Глубинную параллель к этому можно усмотреть в ее знаменитом высказывании о головокружительной краткости, которая «очень характерна для Пушкина […и] сильно сказал[ась] в <…> „Каменном Госте“. Эта маленькая трагедия подразумевает очень большую предысторию, которая, благодаря чудесному умению автора, умещается в нескольких строках, там и сям вкрапленных в текст. Этот прием <…> великолепно <…> развил Достоевский <…>: в сущности, читателю-зрителю предлагается присутствовать только при развязке <…> Все уже случилось где-то там, за границами данного произведения» (Ахматова А. Собр. соч.: В 6 т. Т. 6. С. 118).

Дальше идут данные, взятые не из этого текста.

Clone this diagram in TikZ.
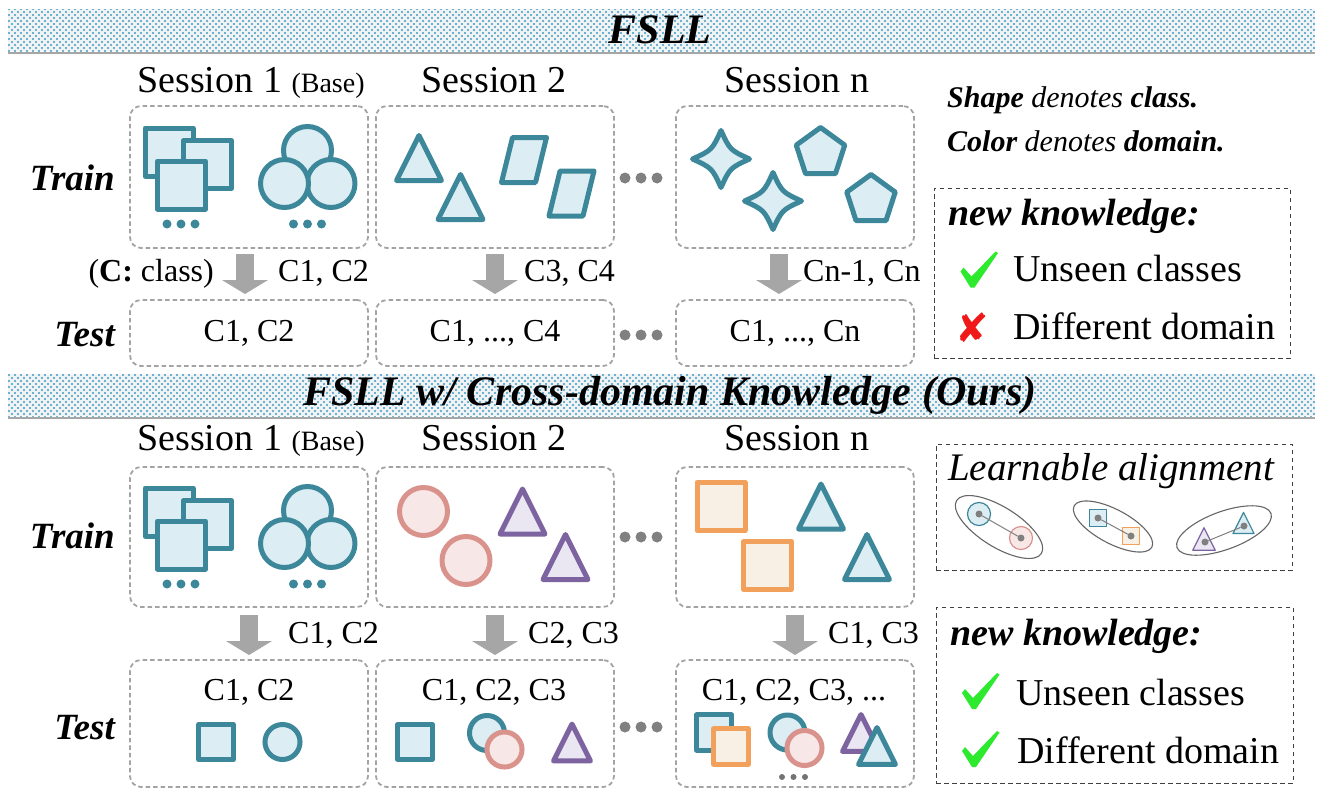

Подобные заявки в русской поэзии не беспрецедентны, но близки не столько к державинско-пушкинской традиции, сколько к советской; вспомним соответствующие строки Маяковского:
…Ну, давайте, / подсажу / на пьедестал. / Мне бы / памятник при жизни/ полагается по чину. / Заложил бы / Динамиту / — ну-ка, / дрызнь! / Ненавижу / всяческую мертвечину! / Обожаю / всяческую жизнь!
В курганах книг, / похоронивших стих, / железки строк случайно обнаруживая, / вы / с уважением / ощупывайте их, / как старое, / но грозное оружие / <…> / Пускай / за гениями / безутешною вдовой / плетется слава / в похоронном марше — / умри, мой стих, / умри, как рядовой, / как безымянные / на штурмах мерли наши! / Мне наплевать / на бронзы многопудье, / мне наплевать / на мраморную слизь. / Сочтемся славою — / ведь мы свои же люди, — / пускай нам / общим памятником будет/ построенный / в боях / социализм.
Правда, Маяковский вроде бы готов взорвать собственный памятник, но предварительно заявляет, что памятник полагается ему по чину, причем еще при жизни. То есть он по-футуристски обнажает крайности: и вызывающе высокую самооценку, и вызывающе радикальный подрыв традиции. Ахматова же «органично» сглаживает острые углы. Тем не менее в чем-то они сходятся — оба рассчитывают на одобрение некой высшей инстанции, причем не небесной, а земной, институциональной (по чину; в этой стране), пусть у Ахматовой и относимой в будущее.